A l'image de Rexel qui "réfute toute accusation". "La seule chose que montre cette étude, affirme l'entreprise_, c'est qu'il y a encore chez nous des candidatures spontanées qui ne reçoivent pas de réponse_". "Les salariés d'Air France choqués", explique de son côté la compagnie aérienne, qui juge aussi la méthologie très contestable et rejette en bloc les résultats du testing.

Les salairés d'Air France sont choqués, en colère, dans l'incompréhension. Nous avons une politique active de lutte contre les inégalités de chances.

Ces critiques sont jugées en partie légitime par l'exécutif qui publie en préambule de l'étude une page d'avertissement, et affirme sa volonté de dresser une constat de l'état des discriminations à l'embauche en France, plutôt qu'une liste de bons points et de mauvais points. Il y a tout de même eu plusieurs mois d'échanges avec ces entreprises, pour voir comment faire évoluer les choses, explique-t-on de source gouvernementale. 

Cette contestation et ces vifs échanges au sujet de la méthodologie pourraient expliquer les neuf mois de retard pris dans la publication de cette étude, avant les informations que nous révélions il y a quelques semaines sur France Inter, confirme-t-on dans l'entourage de la ministre du travail.

Les associations veulent aller plus loin

Pour la Fédération Nationale des Maisons des Potes qui suit de près ce dossier, "le respect, même avec plusieurs mois de retard de l'engagement de transparence pris par le président de la République devant les associations des quartiers populaires il y a 2 ans et demi, est une excellente chose, car cela va mettre la pression sur ces sociétés, pour qu'elles passent à d'autres méthodes de recrutement". "Mais, ajoute son président Samuel Thomas, Emmanuel Macron avait aussi promis de mobiliser l'inspection du travail sur ces dossiers. Il faut maintenant le faire!

Cela va mettre la pression sur les entreprises pointées du doigt. C'est une grande satisfaction de voir que la promesse a été tenue.

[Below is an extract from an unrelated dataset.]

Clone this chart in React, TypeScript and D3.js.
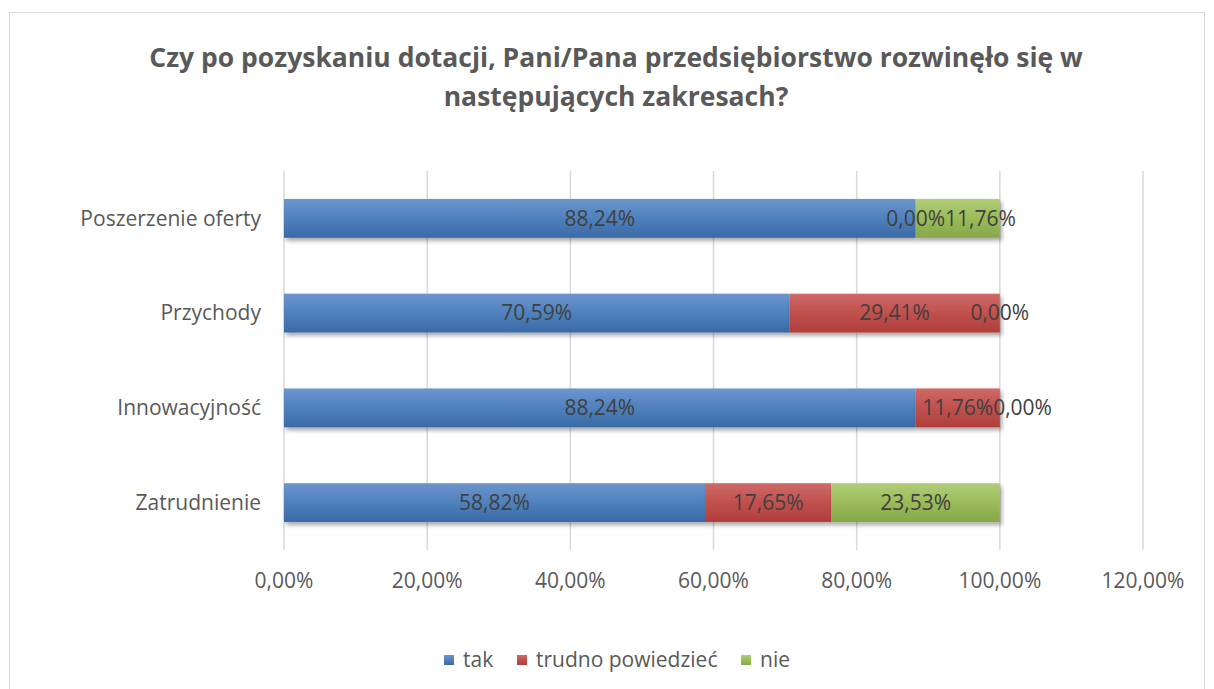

L'association SOS Racisme annonce de son côté avoir signalé les faits au parquet de Paris et demande la mise en place d'une véritable politique de lutte contre les discriminations raciales, car explique-t-elle dans un communiqué : "au delà des chiffres ce sont des carrières et des parcours de vie brisés à cause du racisme". 

Quant au cabinet de recrutement Mozaïk RH spécialisé dans la diversité, son fondateur Saïd Hammouche pointe les avancées mais aussi "les résistances et le déni  toujours à l'oeuvre dans les grandes entreprises françaises. 

Ces résultats ne sont pas le fruit du hasard, malgré les critiques qui peuvent être formulées à l'encontre de la méthodologie du testing.

Une nouvelle vague de testing aura lieu en 2020, avec une méthodologie co-construite avec les entreprises, annonce l'éxécutif. 

Aucune nouvelle mesure de lutte contre les discriminations n'a été annoncée à l'occasion de cette publication, qui était attendue par les associations. Même si la secrétaire d'État Marlène Schiappa, en charge de ce dossier aux côtés du ministre de la Ville Julien Denormandie lançait ce jeudi une concertation pour aboutir d'ici quelques mois à une stratégie pour combattre l'ensemble des discriminations.